Best Practices

This page discusses:

Crash resistance

To test the connector crash resistance, you can:

  • Stop the source server during indexing time to simulate a source server crash.

  • Unplug the network cable to simulate a network error.

  • Restart the Push API server while the connector is indexing to simulate a Push API server crash.

All these tests should pass without losing any document.

Log management

Exalead CloudView uses log4j to report logs. You can:

  • either use the getLogger() static method in the Logger class,

  • or the getLogger() method of the Connector object.
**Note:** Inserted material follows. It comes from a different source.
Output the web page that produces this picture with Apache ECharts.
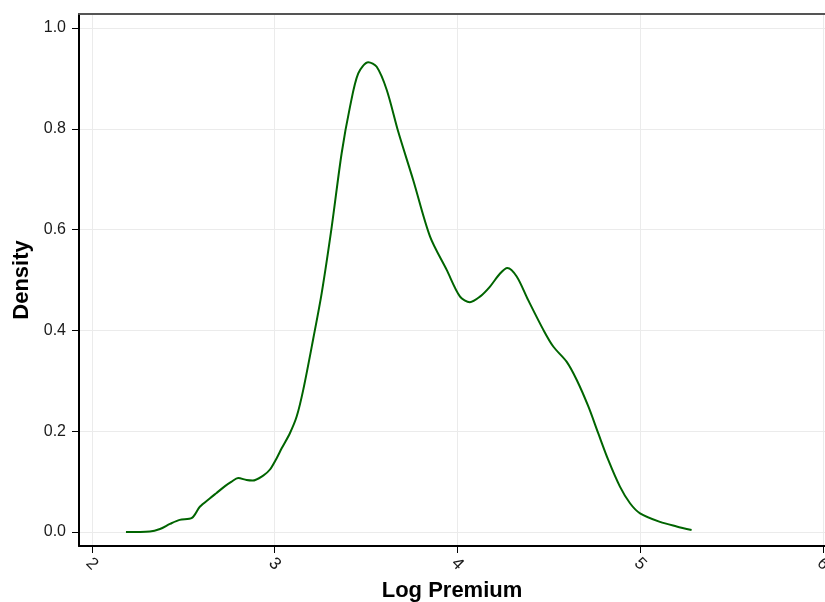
<!DOCTYPE html>
<html>
<head>
<meta charset="utf-8">
<script src="https://cdn.jsdelivr.net/npm/echarts@6/dist/echarts.min.js"></script>
<style>
  html, body { margin: 0; padding: 0; background: #fff; }
  #chart { width: 825px; height: 602px; }
</style>
</head>
<body>
<div id="chart"></div>
<script>
// density curve of log premium
const logPremium = [2.186, 2.317, 2.372, 2.427, 2.48, 2.547, 2.59, 2.646, 2.68, 2.728, 2.764, 2.80, 2.846, 2.879,
    2.937, 2.974, 3.01, 3.038, 3.083, 3.12, 3.156, 3.211, 3.257, 3.312, 3.366, 3.412, 3.457, 3.512, 3.558,
    3.613, 3.676, 3.758, 3.85, 3.941, 4.014, 4.068, 4.123, 4.178, 4.233, 4.273, 4.324, 4.387, 4.47, 4.524,
    4.597, 4.652, 4.716, 4.77, 4.825, 4.889, 4.944, 4.999, 5.108, 5.199, 5.281];
const density = [0.0, 0.001, 0.006, 0.016, 0.024, 0.028, 0.05, 0.067, 0.077, 0.091, 0.10, 0.107, 0.103, 0.102,
    0.112, 0.124, 0.146, 0.166, 0.196, 0.229, 0.282, 0.384, 0.474, 0.606, 0.751, 0.844, 0.91, 0.932, 0.923,
    0.877, 0.794, 0.698, 0.586, 0.52, 0.467, 0.456, 0.467, 0.487, 0.513, 0.524, 0.507, 0.460, 0.401, 0.368,
    0.338, 0.302, 0.249, 0.196, 0.143, 0.090, 0.057, 0.037, 0.020, 0.011, 0.004];
const xTicks = [2, 3, 4, 5, 6];
const yTicks = [0, 0.2, 0.4, 0.6, 0.8, 1.0];

const chart = echarts.init(document.getElementById("chart"));
const font = "Liberation Sans";
const gridLine = {show: true, lineStyle: {color: "#ebebeb", width: 1}};

chart.setOption({
    animation: false,
    textStyle: {fontFamily: font},
    grid: {left: 79, right: 0, top: 14, bottom: 56, containLabel: false, outerBoundsMode: "none"},
    xAxis: [{
        type: "value",
        min: 1.929,
        max: 6.011,
        name: "Log Premium",
        nameLocation: "middle",
        nameGap: 34,
        nameTextStyle: {fontFamily: font, fontSize: 22, fontWeight: "bold", color: "#000"},
        axisLine: {show: true, onZero: false, lineStyle: {color: "#000", width: 2}},
        axisTick: {show: true, length: 7, customValues: xTicks, lineStyle: {color: "#000", width: 1}},
        axisLabel: {
            customValues: xTicks, rotate: -45, fontSize: 17, color: "#1a1a1a", margin: 18,
            align: "center", verticalAlign: "middle",
            formatter: v => String(v)
        },
        splitLine: gridLine
    }, {
        type: "value",
        position: "top",
        min: 1.929,
        max: 6.011,
        axisLine: {show: true, onZero: false, lineStyle: {color: "#555", width: 2}},
        axisTick: {show: false},
        axisLabel: {show: false},
        splitLine: {show: false}
    }],
    yAxis: {
        type: "value",
        min: -0.0278,
        max: 1.0278,
        name: "Density",
        nameLocation: "middle",
        nameGap: 46,
        nameTextStyle: {fontFamily: font, fontSize: 22, fontWeight: "bold", color: "#000"},
        axisLine: {show: true, onZero: false, lineStyle: {color: "#000", width: 2}},
        axisTick: {show: true, length: 7, customValues: yTicks, lineStyle: {color: "#000", width: 1}},
        axisLabel: {
            customValues: yTicks, fontSize: 16, color: "#1a1a1a", margin: 13,
            formatter: v => v.toFixed(1)
        },
        splitLine: gridLine
    },
    series: [{
        type: "line",
        data: logPremium.map((x, i) => [x, density[i]]),
        showSymbol: false,
        smooth: 0.3,
        lineStyle: {color: "#006400", width: 2}
    }]
});
</script>
</body>
</html>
The global log level of the product is managed in the Logs menu of the Administration Console. You can:

  • Display the exception stack for each message.

  • Log the URIs of documents sent to the index in trace mode.

  • Log the plugin version number at the beginning of the scan method.

    Note: You can also configure log levels more precisely by editing the <DATADIR>/config/Logging.xml file.

Test plan & monitoring

These are a few tests that you can perform to test your connector:

  • Index 1 million documents in a single indexing phase without crash.

  • Calculate the required time for incremental indexing just after a full scan, without any modification on the source server. This will give you an idea of the minimum time required for incremental indexing.

  • Launch several incremental indexing and monitor memory consumption. Note that the connector process memory is shared by all connectors.

  • If you encounter java.lang.OutOfMemoryError: Java heap space or java.lang.OutOfMemoryError: PermGen space errors in a specific process, the memory setting for this process may be too low.

    Edit DeploymentInternal.xml, and change the corresponding <ProcessInternalConfig> node value(s):

    • Change the -Xmx value for heap space issues. For example: <StringValue value="-Xmx1024m"/>

    • Change the -XX:MaxPermSize value for PermGen space issues. For example: <StringValue value="-XX:MaxPermSize=1024m"/>

      Do not forget to rebuild the configuration (for example with <DATADIR>/bin/buildgct master).

Package the connector

Do not forget to update the plugin version number for each new release.

Aggregate Documents

Sometimes, building a PAPI document is a really complex task, especially when you need to rebuild it entirely for an incremental update. For example, let’s say that for a connector indexing emails, we want to create a single PAPI document for each email thread that aggregates all the emails of the thread. When a new email arrives in a thread, the connector must rebuild the entire document by aggregating all emails once again.

For this kind of situation, we recommend using the Consolidation Server. See the Exalead CloudView Consolidation Server Guide.

Other best practices

  • Index raw documents without connector aggregation. If you want to perform aggregation, use the Consolidation Server. See the Exalead CloudView Consolidation Server Guide.

  • Do not store anything on the hard drive, everything must be stored in Exalead CloudView.

  • Build document URIs in a hierarchical way, for example, /ROOT/FolderA/FolderB/DocumentA, to be able to delete a whole folder content with only one call to the deleteDocumentsRootPath() method.

  • If the indexing is multi-threaded, the number of threads must be configurable in the connector UI to adjust the server load.

  • To send documents as batches to the indexing server, you can select the Buffer operations option in the Administration Console > Connectors > Deployment > Push API section. You don't need to develop your own buffering strategy, just rely on this option.